Kathy Payton vacillates between ostensibly different worlds. “I live in a very gray area,” says the 51-year-old president and CEO of the Fifth Ward Redevelopment Corporation  (Fifth Ward CRC) in Houston. She is charged with bringing affordable housing, workforce training programs, and businesses to the historic neighborhood of predominantly African-American residents whose median incomes do not rise above $25,000 per year.

The Houston native grew up in the community she now serves, later attending the predominantly White University of Texas at Austin to study finance in the 1980s. “I was in an environment that expressed to me that, as a Black woman, I had no business [being] there and that I was likely to fail,” she says.  “But that experience taught me to go back and forth from a professional environment to a constituent environment whenever I need to. I’ve been in rooms with presidents and vice presidents and political figures. I’ve traveled around the country, but I can also go sit on the porch with Ms. Mary for a cup of coffee and understand what her issues are.”


This year, Fifth Ward CRC celebrates its 25th anniversary, recently breaking ground on an initiative to revive the long-defunct Deluxe Theater, which has been vacant for more than four decades. A partnership with the drama department of nearby historically Black college Texas Southern University will provide students with hands-on opportunities to produce and perform in community productions at the theater. Additional items on the Fifth Ward CRC’s docket include what Payton calls the Lyons Avenue Renaissance. “We’re cleaning up our front door,” she says of the main street, with plans for residential and commercial developments, a library and a YMCA within the Fifth Ward’s eight-square-mile center. “People want these amenities in their communities.” 

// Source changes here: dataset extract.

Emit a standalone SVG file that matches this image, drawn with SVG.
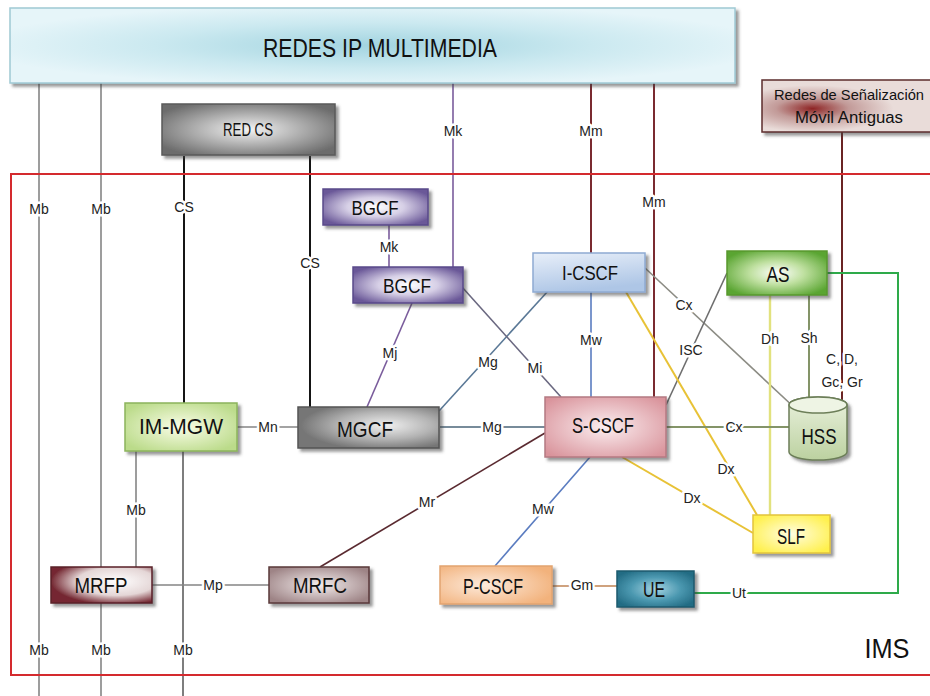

But not so fast on the big G word, Payton says. “This is not about gentrification. It’s about economic integration. What motivates a lot of for-profit developers is a lot different from what motivates us. And we’re working with groups like Habitat for Humanity to ensure homes are available for low- and moderate-income families.”  For Payton, the math is simple. In a neighborhood that lacks grocery stores, building affordable housing brings in low- and moderate-income families. These families bring pockets, and those pockets bring businesses.

The key to Kathy Payton’s success as a non-profit executive and community leader is simple: passion – a trait that she also requires of her 13-person staff. And passion, Payton believes, can only come by allowing her team to be their authentic selves.

“Our office is like a laboratory, a place where staff can test their ideas with support, regardless of whether they fail or succeed,” Payton says. “I empower the team to create and design projects while allowing them room to fail,” she says.

 “Our bottom line is both qualitative and quantitative. We want to have a positive financial position, but we want to have a meaningful impact on the community,” she says. Meeting the community’s needs, she affirms, requires collaboration and creativity.

For Payton, who has worked for the Fifth Ward CRC since 1994, leading a staff that ranges in age from 17 to 72, poses a chance to identify the company’s assets. “Every couple of years, my team takes the Myers-Briggs [personality test] so we can all understand what makes us tick. We also do organizational assessments that give us a broad view of our strengths and weaknesses.” The results, she says, help create a teamwork-based atmosphere. “My younger staff was technologically savvy, but then I had a 72-year-old employee who liked to hand-write everything but brought problem-solving skills [to the table].  They all work together and say, ‘If you help me do this, I’ll help you with that.’”

Payton may straddle the proverbial fence as a busy executive and born and bred hometown activist. But in her day-to-day dealings, passion and innovation are strict non-negotiables. Though her company’s culture sows into inspiration and ingenuity, there is a single bottom line when it comes to serving the Fifth Ward: “I can teach the skill and the competency. But I can’t teach passion.”